Friday, 10 February 2017

Farewell Sunshine coast

The last month has been our family’s first time living by the sea in Australia. Most evenings, we’d hastily stack dishes and scurry across the street to Mudjimba Beach, which is broad and largely empty and has gleaming waves crashing onto a shallow, soft sandbar. Aurora and Sophia would usually muster the courage to bodysurf if there were less than ten jellyfish washed up on the tideline, while Tova danced alone, spinning and bearjumping and kicking up sand. The girls would all run to a distant fire pit where they dug in the ashes while we plashed our feet in the waves and talked about anything and nothing. The beach was very different during the daytime. The sun is amazingly strong and we couldn’t last long in its glare. Nonetheless, we enjoyed more than our share of sand castles, diving amongst schools of fish, and getting sun- and sand-burned.

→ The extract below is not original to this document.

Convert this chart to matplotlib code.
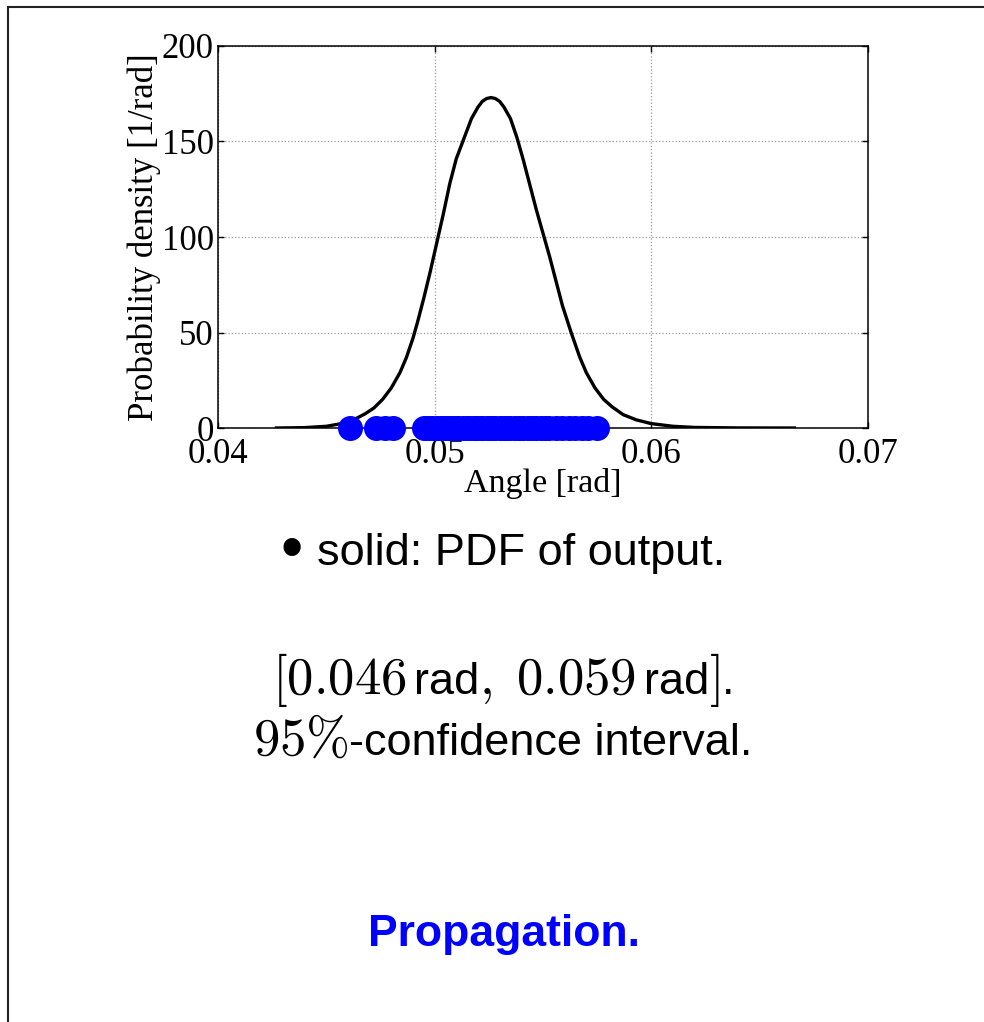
import matplotlib
matplotlib.use("Agg")
import matplotlib.pyplot as plt
from matplotlib.lines import Line2D

# PDF of the output angle
angle = [0.0427, 0.0440, 0.0450, 0.0458, 0.0463, 0.0468, 0.0472, 0.0476, 0.0480,
         0.0484, 0.0487, 0.0490, 0.0492, 0.0495, 0.0498, 0.0501, 0.0504, 0.0507,
         0.0510, 0.0514, 0.0517, 0.0520, 0.0522, 0.0524, 0.0526, 0.0528, 0.0530,
         0.0532, 0.0535, 0.0538, 0.0541, 0.0544, 0.0547, 0.0550, 0.0553, 0.0556,
         0.0559, 0.0563, 0.0567, 0.0570, 0.0574, 0.0578, 0.0582, 0.0587, 0.0593,
         0.0600, 0.0610, 0.0620, 0.0640, 0.0666]
density = [0.0, 0.2, 0.9, 2.5, 4.5, 7.5, 10.5, 15, 21,
           29, 37, 47, 55, 68, 82, 97, 112, 128,
           141, 153, 162, 168, 171, 172.5, 173, 172.5, 171,
           168, 162, 152, 140, 127, 114, 102, 90, 77,
           64, 50, 37, 29, 21, 15, 11, 7, 4.3,
           2.3, 0.9, 0.3, 0.05, 0.0]

# Monte Carlo samples shown as dots on the axis
samples = [0.0461, 0.0473, 0.0477, 0.0481, 0.0495, 0.0497, 0.0499, 0.0501, 0.0503,
           0.0505, 0.0506, 0.0508, 0.0510, 0.0511, 0.0513, 0.0515, 0.0516, 0.0518,
           0.0519, 0.0521, 0.0522, 0.0524, 0.0525, 0.0527, 0.0528, 0.0530, 0.0532,
           0.0533, 0.0535, 0.0537, 0.0539, 0.0541, 0.0543, 0.0545, 0.0547, 0.0549,
           0.0551, 0.0553, 0.0556, 0.0559, 0.0562, 0.0565, 0.0568, 0.0571, 0.0575]

xticks = [0.04, 0.05, 0.06, 0.07]
xticklabels = ['0.04', '0.05', '0.06', '0.07']
yticks = [0, 50, 100, 150, 200]

plt.rcParams['mathtext.fontset'] = 'cm'
plt.rcParams['font.family'] = ['Liberation Sans', 'DejaVu Sans']

W, H = 984, 1022
fig = plt.figure(figsize=(W / 100, H / 100), dpi=100)
ax = fig.add_axes([0.2215, 0.5812, 0.6606, 0.3738])

ax.plot(angle, density, color='black', lw=2.4, zorder=3)
ax.plot(samples, [0] * len(samples), 'o', color='#0000ff', ms=18, mec='none',
        clip_on=False, zorder=4)

ax.set_xlim(0.04, 0.07)
ax.set_ylim(0, 200)
ax.set_xticks(xticks)
ax.set_xticklabels(xticklabels)
ax.set_yticks(yticks)
ax.grid(True, linestyle=':', color='#999999', lw=0.9)
ax.tick_params(direction='in', length=4, width=1, top=True, right=True)
ax.tick_params(axis='x', pad=7)
ax.tick_params(axis='y', pad=3)
for lab in ax.get_xticklabels() + ax.get_yticklabels():
    lab.set_fontfamily('Liberation Serif')
    lab.set_fontsize(25)
for sp in ax.spines.values():
    sp.set_linewidth(1.1)

ax.set_xlabel('Angle [rad]', fontfamily='Liberation Serif', fontsize=24.5)
ax.set_ylabel('Probability density [1/rad]', fontfamily='Liberation Serif', fontsize=25)
ax.xaxis.set_label_coords(0.5, -0.104)
ax.yaxis.set_label_coords(-0.088, 0.5)

# slide frame
fig.add_artist(Line2D([0.0086, 1.0], [0.9936, 0.9936], color='#222222', lw=1.5))
fig.add_artist(Line2D([0.0086, 0.0086], [0.0, 0.9936], color='#222222', lw=1.5))

SANS = 32.5
MATH = 38


def text_line(pieces, xc, ybase):
    # pieces: (string, fontsize, gap before in px); laid out left to right, centred
    renderer = fig.canvas.get_renderer()
    texts, widths = [], []
    for s, size, gap in pieces:
        t = fig.text(0, 1 - ybase / H, s, va='baseline', ha='left', fontsize=size)
        texts.append(t)
        widths.append(t.get_window_extent(renderer).width + gap)
    x = xc - sum(widths) / 2
    for t, w, (s, size, gap) in zip(texts, widths, pieces):
        t.set_x((x + gap) / W)
        x += w


fig.text(292 / W, 1 - 552 / H, '\u2022', ha='center', va='center', fontsize=46)
text_line([('solid: PDF of output.', SANS, 0)], 521, 565)
text_line([(r'$[0.046$', MATH, 0), ('rad', SANS, 8), (r'$,$', MATH, 0),
           (r'$0.059$', MATH, 24), ('rad', SANS, 8), (r'$]$', MATH, 0),
           ('.', SANS, 2)], 503, 694)
text_line([(r'$95\%$', MATH, 0), ('-confidence interval.', SANS, 0)], 503, 755)

fig.text(504 / W, 1 - 946 / H, 'Propagation.', ha='center', va='baseline',
         fontsize=32, fontweight='bold', color='#0000ff')

fig.savefig('out.png', dpi=100)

Living in a small-size town was really nice too - we learned a lot from the locals. When you lay your newborn baby down in the sand at dusk, people don’t look at you funny; instead they strike up a conversation. Many more people here seem to set up their lives the way they want, like the couple who arranged their workdays around the tidal schedule so they can hit every peak surfing time. Figure out what you’re passionate about and orient your life around it - lesson learned!

Mudjimba was rather the perfect sort of place and setup for a newborn family. Our little house had enough space for the girls to play endlessly while one of us dandled Zadie and the other snuck out for a speed-hike up Mt Coolum, the local workout mountain. We read an alternating mix of sad books (The Narrow Road to the Deep North; The Road) and light ones (Salmon Fishing in the Yemen; Curse of the Spellmans). We guzzled passionfruit and watermelon and finger limes, making the most of fruit season.  We wish that all parents could get to spend a month in a beautiful location by a beach with their families; Tamar said she’d readily endure childbirth again to spend another month that way!

So it turns out we might be beach sort of people. Every one of us liked living right by the beach, and we were all sad to leave it. The last night a storm whipped the sand stinging around our legs, and lashed the waves into a froth. Aurora and Jakob rode the waves anyway until it was too dark to see, and all the girls yelled “BYE BEACH!” as they left. As we mull over where to live next, the beach will tug us a little harder thanks to our month in Mudjimba.

Beach baby

Stingers


Look what washed up on the beach

She already has the Mom what are you doing? look

Can you believe she is two months old!